President Trump, in a recent interview, declined to rule out the possibility of a U.S. recession in 2025, citing a “period of transition” as his administration implements sweeping economic reforms. His agenda includes new tariffs, spending cuts, immigration restrictions, and regulatory rollbacks. While the U.S. economy has shown resilience with steady job growth, early signs of strain are emerging, including reduced consumer spending and inflation concerns. Stock markets have faltered, with the Dow, S&P 500, and Nasdaq all trading below their levels at the start of Trump’s second term. The administration’s stop-and-start approach to tariffs, particularly with Mexico and Canada, has added to market uncertainty.
Why It Matters?
Trump’s economic policies are testing the resilience of the U.S. economy, which has enjoyed robust growth and low unemployment in recent years. However, the uncertainty surrounding tariffs and government spending cuts is weighing on business confidence and consumer sentiment. The stock market’s decline reflects investor concerns about the long-term impact of these policies. Economists warn that government layoffs, reduced funding, and trade disruptions could weaken employment and economic growth in the coming months.

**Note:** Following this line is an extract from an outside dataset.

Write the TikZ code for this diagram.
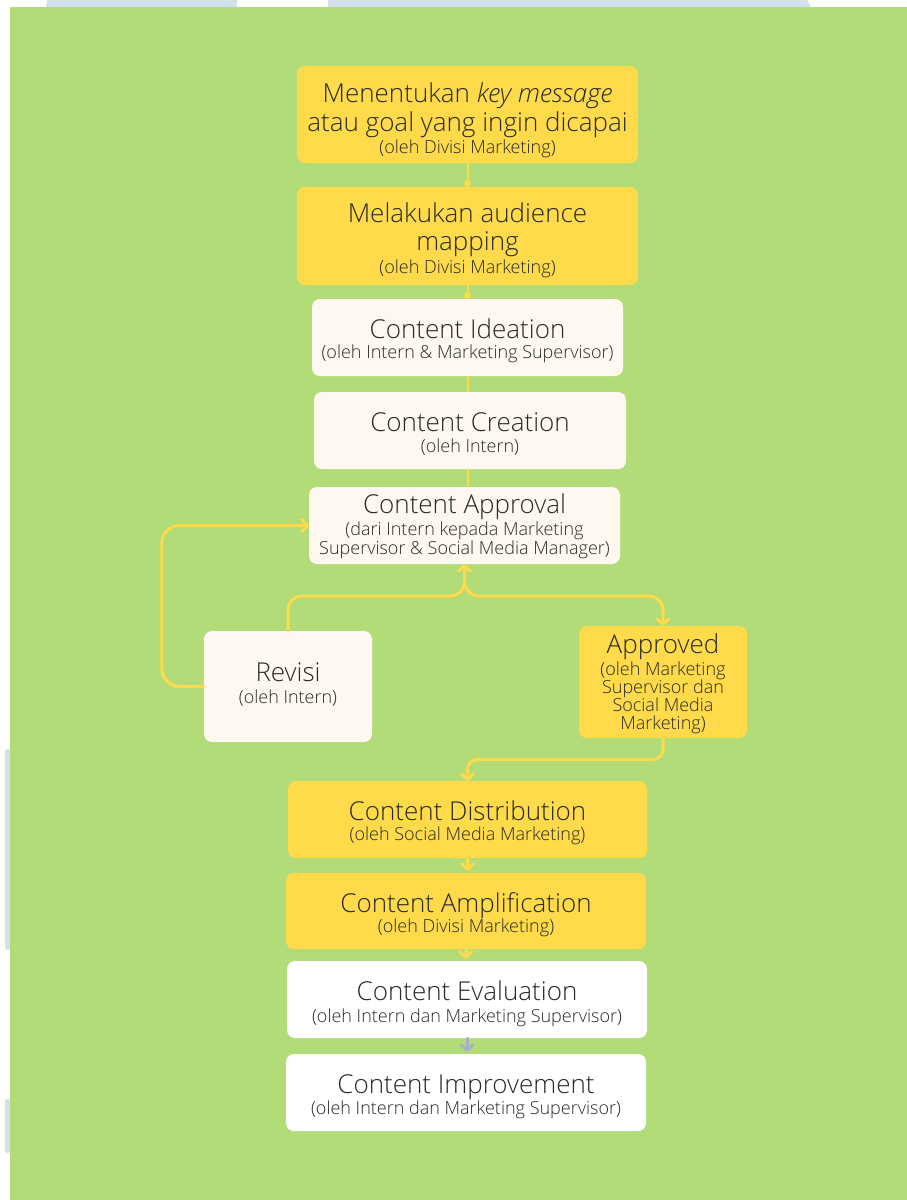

For businesses and investors, the unpredictability of Trump’s trade and fiscal policies adds a layer of risk to an already uncertain economic environment.
What’s Next?
Investors and businesses will closely monitor upcoming macroeconomic data, including employment trends and consumer spending, for signs of further economic strain. The Federal Reserve’s response to inflation and potential interest rate adjustments will also be critical. Additionally, the looming government funding deadline and the possibility of a government shutdown could exacerbate economic uncertainty. While Trump remains optimistic about the long-term benefits of his policies, the near-term outlook suggests continued volatility in markets and potential headwinds for the U.S. economy.